Corporate Taxes History

Until 1936, all the companies were made to pay the same rate of taxes irrespective of their income. The tax rates during crucial stages in history as listed below.

  • 1909 – The maximum tax rate was set at 1% when William Howard Taft took to the office.
  • 1916 – The maximum tax rate was set at 2% when President Woodrow Wilson came to office.
  • 1919 – The maximum tax rate was set at 10% when World War I began.
  • 1929 – The maximum tax rate was set at 11% when President Herbert Hoover decided to lower the tax rates from 12% to 11%. This is said to have hastened the stock market crash.
  • 1936 – President Franklin D. Roosevelt raised the taxes in order to balance the budget.
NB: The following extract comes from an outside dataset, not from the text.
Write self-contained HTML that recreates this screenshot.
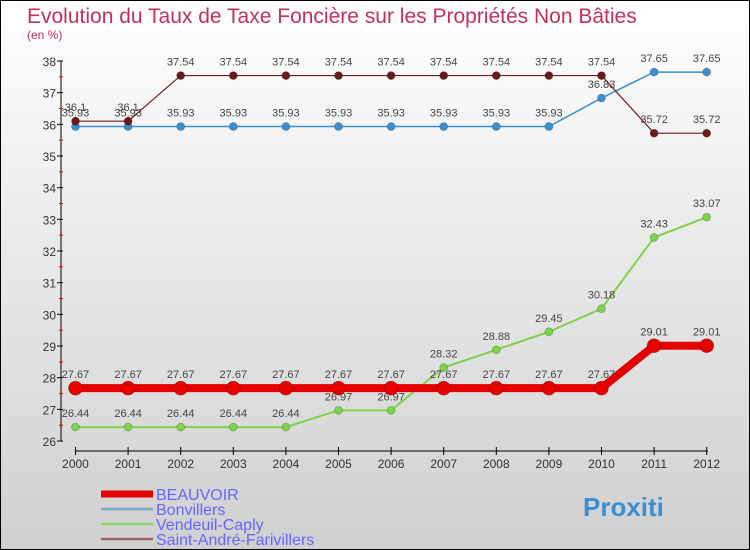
<!DOCTYPE html>
<html><head><meta charset="utf-8"><style>
body{margin:0}
#c{width:748px;height:548px;border:1px solid #000;background:linear-gradient(#fff,#d0d0d0);position:relative;overflow:hidden}
text{font-family:"Liberation Sans",sans-serif}
</style></head><body>
<div id="c">
<svg id="s" width="748" height="548" xmlns="http://www.w3.org/2000/svg">
<text x="26" y="22" font-size="21" fill="#c0315f">Evolution du Taux de Taxe Foncière sur les Propriétés Non Bâties</text>
<text x="26" y="38" font-size="12" fill="#c0315f">(en %)</text>
<g id="g"></g>
</svg>
</div>
<script>
const years=[2000,2001,2002,2003,2004,2005,2006,2007,2008,2009,2010,2011,2012];
const beauvoir=[27.67,27.67,27.67,27.67,27.67,27.67,27.67,27.67,27.67,27.67,27.67,29.01,29.01];
const bonvillers=[35.93,35.93,35.93,35.93,35.93,35.93,35.93,35.93,35.93,35.93,36.83,37.65,37.65];
const vendeuil=[26.44,26.44,26.44,26.44,26.44,26.97,26.97,28.32,28.88,29.45,30.18,32.43,33.07];
const saintAndre=[36.1,36.1,37.54,37.54,37.54,37.54,37.54,37.54,37.54,37.54,37.54,35.72,35.72];
const yTicks=[26,27,28,29,30,31,32,33,34,35,36,37,38];
const seriesNames=["BEAUVOIR","Bonvillers","Vendeuil-Caply","Saint-André-Farivillers"];
const NS="http://www.w3.org/2000/svg";
const g=document.getElementById('g');
const X=i=>74.5+i*52.6;
const Y=v=>60+(38-v)*31.67;
function el(t,a,p){const e=document.createElementNS(NS,t);for(const k in a)e.setAttribute(k,a[k]);(p||g).appendChild(e);return e;}
// axes
let ya=el('line',{x1:60,y1:60,x2:60,y2:440,stroke:'#000','stroke-width':1});


yTicks.forEach(t=>{
  el('line',{x1:56,x2:62,y1:Y(t),y2:Y(t),stroke:'#000'});
  if(t<38)el('line',{x1:58,x2:62,y1:Y(t+0.5),y2:Y(t+0.5),stroke:'#e00'});
  const tx=el('text',{x:55,y:Y(t)+5,'font-size':12,'text-anchor':'end',fill:'#333'});tx.textContent=t;
  
  
});
let xa=el('line',{x1:74,y1:450,x2:707,y2:450,stroke:'#000'});


years.forEach((y,i)=>{
  el('line',{x1:X(i),x2:X(i),y1:446,y2:454,stroke:'#000'});
  const tx=el('text',{x:X(i),y:467,'font-size':12,'text-anchor':'middle',fill:'#333'});tx.textContent=y;
  
  
});
function series(data,color,w,r,name,labels){
  const pl=el('polyline',{points:data.map((v,i)=>X(i)+','+Y(v)).join(' '),fill:'none',stroke:color,'stroke-width':w});
  
  
  data.forEach((v,i)=>{
    const c=el('circle',{cx:X(i),cy:Y(v),r:r,fill:color,stroke:'rgba(0,0,0,0.3)','stroke-width':0.6});
    
    
    if(labels){const t=el('text',{x:X(i),y:Y(v)-10,'font-size':11,'text-anchor':'middle',fill:'#444'});t.textContent=v;
    
    }
  });
}
series(vendeuil,'#7fd24b',2,4,'vendeuil-caply',true);
series(bonvillers,'#3a8fd0',1.5,4,'bonvillers',true);
series(saintAndre,'#6b1a1a',1.2,4,'saint-andre-farivillers',true);
series(beauvoir,'#e60000',8,7,'beauvoir',true);
// legend
const lc=['#e60000','#7aa9cc','#8ed46b','#9a6a6a'];
const lw=[7,2.5,2.5,2.5];
seriesNames.forEach((n,i)=>{
  const y=493+i*15;
  const l=el('line',{x1:100,x2:152,y1:y,y2:y,stroke:lc[i],'stroke-width':lw[i]});
  
  
  const t=el('text',{x:155,y:y+6,'font-size':16,fill:'#6666ff'});t.textContent=n;
  
  
});
const br=el('text',{x:582,y:515,'font-size':26,'font-weight':'bold',fill:'#3a8fd0'});br.textContent='Proxiti';


</script>
</body></html>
This is said to have revived the depression.

Historical Classification

Before 1996, all domestic and foreign entities were termed as corporations and this was based on certain factors that looked at:

  • Continuity of life
  • Limited liability
  • Centralized management
  • Free transfer of interests
  • The objective to run a business for profit
  • Associates

Each legal entity that had the qualities of any of the first four factors would be treated as a corporation, an association or a partnership. However, this test was said to be manipulative and this is why in 1996 regulations were adopted to simplify the classification of an entity. This in turn made our lives a lot easier and also helped in benefitting the tax that we pay.